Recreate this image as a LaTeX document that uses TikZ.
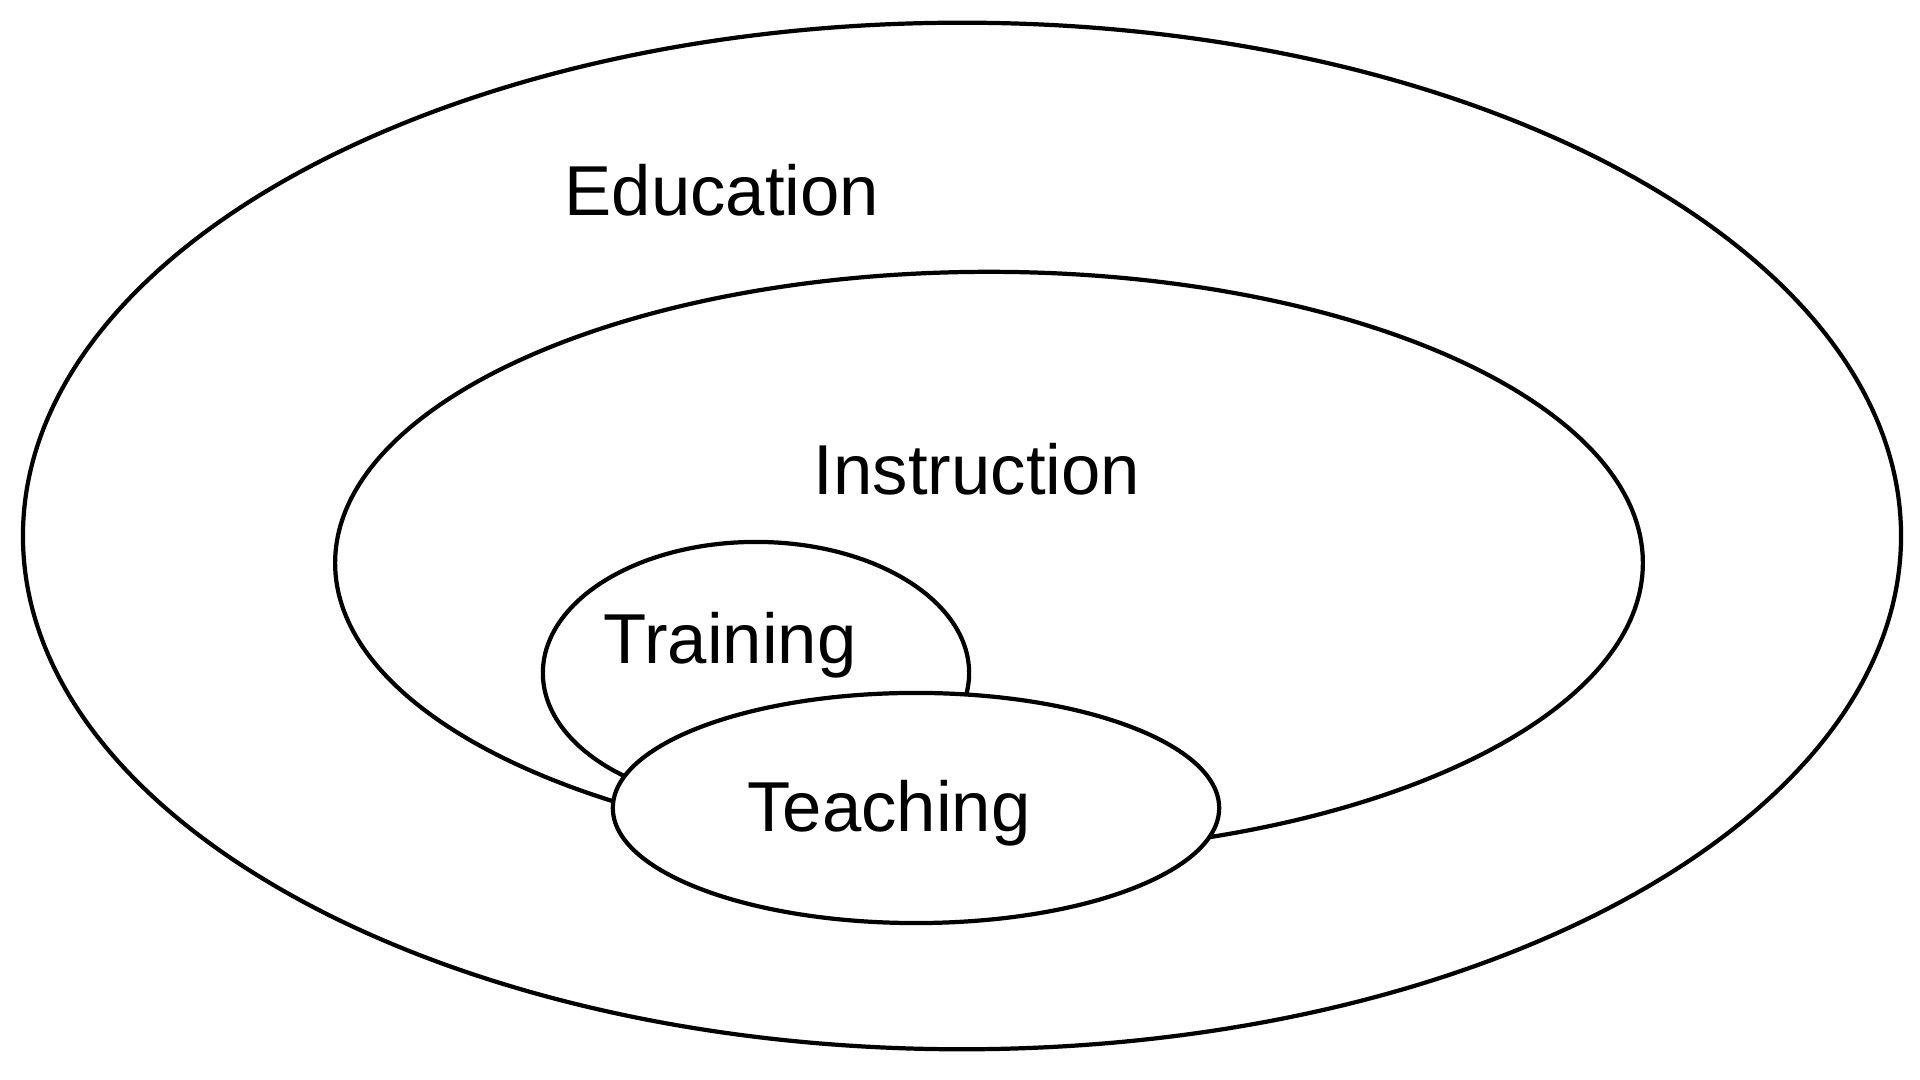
\documentclass[tikz,border=0pt]{standalone}
\usepackage{fontspec}
\setmainfont{Liberation Sans}
\usetikzlibrary{shapes.geometric}

\tikzset{
	set/.style={draw, ellipse, line width=1.2pt, inner sep=0pt},
	word/.style={font=\fontsize{20.1}{24}\selectfont, anchor=base, inner sep=0pt}
}

\begin{document}
\begin{tikzpicture}[x=0.01cm, y=-0.01cm]
			\useasboundingbox (0,0) rectangle (1920,1080);
			% sets, outermost first
			\node[set, minimum width=18.77cm, minimum height=10.26cm] (edu) at (962,536) {};
			\node[set, minimum width=13.07cm, minimum height=5.82cm] (instr) at (989,563) {};
			\node[set, minimum width=4.26cm, minimum height=2.62cm] (train) at (756,673) {};
			\node[set, fill=white, minimum width=6.06cm, minimum height=2.30cm] (teach) at (916,808) {};
			% labels
			\node[word] (edutext) at (722,216) {Education};
			\node[word] (instrtext) at (977,495) {Instruction};
			\node[word] (traintext) at (730,664) {Training};
			\node[word] (teachtext) at (889,832) {Teaching};
		\end{tikzpicture}
\end{document}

## YOUR GOAL
Leave out the pictures and output the rest of the material exactly as written.

## FULL SOLUTION
Recreate this image as a LaTeX document that uses TikZ.
\documentclass[tikz,border=0pt]{standalone}
\usepackage{fontspec}
\setmainfont{Liberation Sans}
\usetikzlibrary{shapes.geometric}

\tikzset{
	set/.style={draw, ellipse, line width=1.2pt, inner sep=0pt},
	word/.style={font=\fontsize{20.1}{24}\selectfont, anchor=base, inner sep=0pt}
}

\begin{document}
\begin{tikzpicture}[x=0.01cm, y=-0.01cm]
			\useasboundingbox (0,0) rectangle (1920,1080);
			% sets, outermost first
			\node[set, minimum width=18.77cm, minimum height=10.26cm] (edu) at (962,536) {};
			\node[set, minimum width=13.07cm, minimum height=5.82cm] (instr) at (989,563) {};
			\node[set, minimum width=4.26cm, minimum height=2.62cm] (train) at (756,673) {};
			\node[set, fill=white, minimum width=6.06cm, minimum height=2.30cm] (teach) at (916,808) {};
			% labels
			\node[word] (edutext) at (722,216) {Education};
			\node[word] (instrtext) at (977,495) {Instruction};
			\node[word] (traintext) at (730,664) {Training};
			\node[word] (teachtext) at (889,832) {Teaching};
		\end{tikzpicture}
\end{document}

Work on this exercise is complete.